Wien – 2007 wurde Massenets Manon für und mit Anna Netrebko neu an der Wiener Staatsoper inszeniert, und seither tänzeln und turteln in der Titelpartie immer wieder Sängerinnen, die sich um den Ausbruch aus dem Nachtigallenfach des reinen Koloratursoprans bemühen. 2010 sang hier Diana Damrau ihre erste Manon, im September 2014 machte Patricia Petibon ihr internationales Rollendebüt in dieser Partie zu einem achtbaren Erfolg.
Nun ist die bayerische Sopranistin Damrau wieder an der Reihe, in der schablonenhaften Reklamewelt der Inszenierung von Andrei Serban ihr Glück zu suchen. Damrau gibt in der Rolle der Manon darstellerisch alles – was leider viel zu viel ist. Schaut man der 44-Jährigen zu, wähnt man sich in einem Komödienstadl der multiplen Manien: Damrau gibt den komplett überdrehten Backfisch, die total überhitzte Femme fatale, die ultimative Vergnügungssüchtige – und das alles mit der physischen Einsatzbereitschaft einer gedopten Kampfsportlerin. Hilfe!
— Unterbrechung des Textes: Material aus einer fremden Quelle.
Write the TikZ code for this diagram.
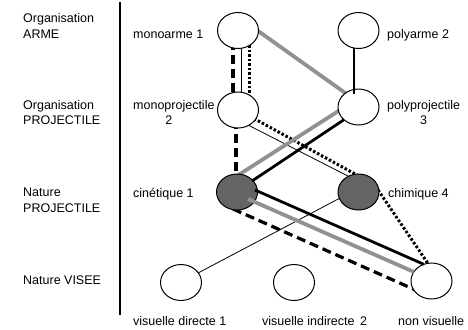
\documentclass[tikz,border=0pt]{standalone}
\usepackage{fontspec}
\setmainfont{Liberation Sans}
\usetikzlibrary{calc,backgrounds,shapes.geometric}
\definecolor{edgegray}{RGB}{145,145,145}
\definecolor{nodefill}{RGB}{100,100,100}
\begin{document}
\begin{tikzpicture}[x=1bp,y=-1bp,
  bubble/.style={ellipse, draw, line width=1bp, minimum width=41bp, minimum height=36bp, inner sep=0pt, fill=white},
  darkbubble/.style={bubble, fill=nodefill},
  lbl/.style={inner sep=0pt, anchor=base west, font=\fontsize{12.5bp}{15.5bp}\selectfont},
  dashline/.style={line width=3.2bp, dash pattern=on 9bp off 5bp},
  dotline/.style={line width=3bp, dash pattern=on 2.5bp off 2bp},
  thinline/.style={line width=0.8bp},
  grayline/.style={line width=3.8bp, draw=edgegray},
  blackline/.style={line width=2.8bp},
  sepline/.style={line width=1.4bp},
]
\useasboundingbox (0,0) rectangle (468,329);

% separator
\coordinate (septop) at (120,2);
\coordinate (sepbot) at (120,315);
\draw[sepline] (septop) -- (sepbot);

% row titles (base anchor = last line's baseline)
\node[lbl, align=left] (t1) at (23,38) {Organisation\\ARME};
\node[lbl, align=left] (t2) at (23,124.5) {Organisation\\PROJECTILE};
\node[lbl, align=left] (t3) at (23,212) {Nature\\PROJECTILE};
\node[lbl] (t4) at (23,284) {Nature VISEE};

% ellipses
\node[bubble] (n1) at (238,30.5) {};
\node[bubble] (n2) at (358.5,30.5) {};
\node[bubble] (p2) at (238,110) {};
\node[bubble] (p3) at (358.5,107) {};
\node[darkbubble] (c1) at (237,192) {};
\node[darkbubble] (c4) at (358.5,192) {};
\node[bubble] (v1) at (181,282.5) {};
\node[bubble] (v2) at (294,282.5) {};
\node[bubble] (v3) at (431.5,281) {};

% labels
\node[lbl] (ln1) at (133,38) {monoarme 1};
\node[lbl] (ln2) at (387,38) {polyarme 2};
\node[lbl, align=center] (lp2) at (133,124.5) {monoprojectile\\2\hspace*{10bp}};
\node[lbl, align=center] (lp3) at (387,124.5) {polyprojectile\\3};
\node[lbl] (lc1) at (133,197) {cinétique 1};
\node[lbl] (lc4) at (388,197) {chimique 4};
\node[lbl] (lv1) at (133,325) {visuelle directe 1};
\node[lbl] (lv2) at (262,325) {visuelle indirecte\hspace{5.5bp}2};
\node[lbl] (lv3) at (398,325) {non visuelle};

% connectors behind the ellipses
\begin{pgfonlayer}{background}
  % dashed path
  \draw[dashline] ($(n1)+(-5,10)$) -- ($(p2)+(-5,-10)$);
  \draw[dashline] ($(p2)+(-2,10)$) -- ($(c1)+(-1,-10)$);
  \draw[dashline] ($(c1)+(-4,17)$) -- ($(v3)+(-11.5,11)$);
  % thin lines
  \draw[thinline] ($(n1)+(3,10)$) -- ($(p2)+(3,-10)$);
  \draw[thinline] ($(p2)+(10,15)$) -- ($(c4)+(-5.5,-13.4)$);
  \draw[thinline] ($(c4)+(-13.5,3.4)$) -- ($(v1)+(14,-7.9)$);
  % dotted path
  \draw[dotline] ($(n1)+(11,10)$) -- ($(p2)+(11,-10)$);
  \draw[dotline] ($(p2)+(12,6.3)$) -- ($(c4)+(1.5,-15.3)$);
  \draw[dotline] ($(c4)+(14.5,-9.4)$) -- ($(v3)+(-2.5,-16)$);
  % gray path
  \draw[grayline] ($(n1)+(12,-5.3)$) -- ($(p3)+(-6.5,-9.2)$);
  \draw[grayline] ($(p3)+(-13.5,-0.2)$) -- ($(c1)+(-2,-14.8)$);
\end{pgfonlayer}

% connectors drawn over the ellipses
\draw[grayline] ($(c1)+(11,7)$) -- ($(v3)+(-17.6,-9.1)$);
\draw[blackline] ($(n2)+(-4.5,17.5)$) -- ($(p3)+(-4.5,-13)$);
\draw[blackline] ($(p3)+(-14.5,12.7)$) -- ($(c1)+(15,-11)$);
\draw[blackline] ($(c1)+(18,-2)$) -- ($(v3)+(-7.7,-16.7)$);
\end{tikzpicture}
\end{document}
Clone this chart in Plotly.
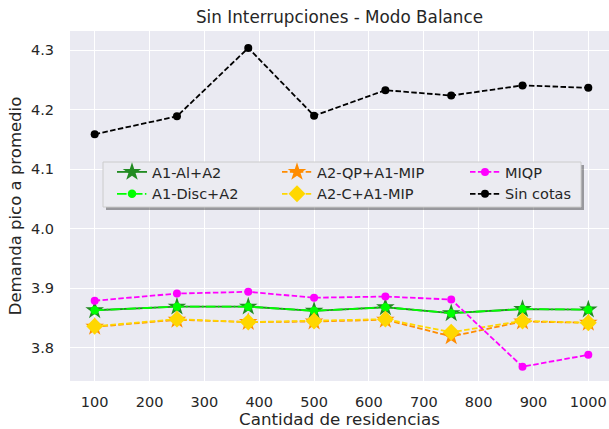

Auch gesanglich will sie fast zu viel, zündet immer den Turbo und lässt nie los, auf wunderschön intime Pianissimi folgen grenzhysterische Crescendi. Der dritte Akt wird Damraus bester; in der Gavotte weckt sie zwar noch Olympia-Anklänge, aber in der Klosterszene führt sie ihre vokale Intensität in gewinnende Bahnen. Hier lockt sie auch Ramon Vargas aus der Reserve, der den Des Grieux sonst sowohl gesanglich als auch darstellerisch eher zurückhaltend interpretiert.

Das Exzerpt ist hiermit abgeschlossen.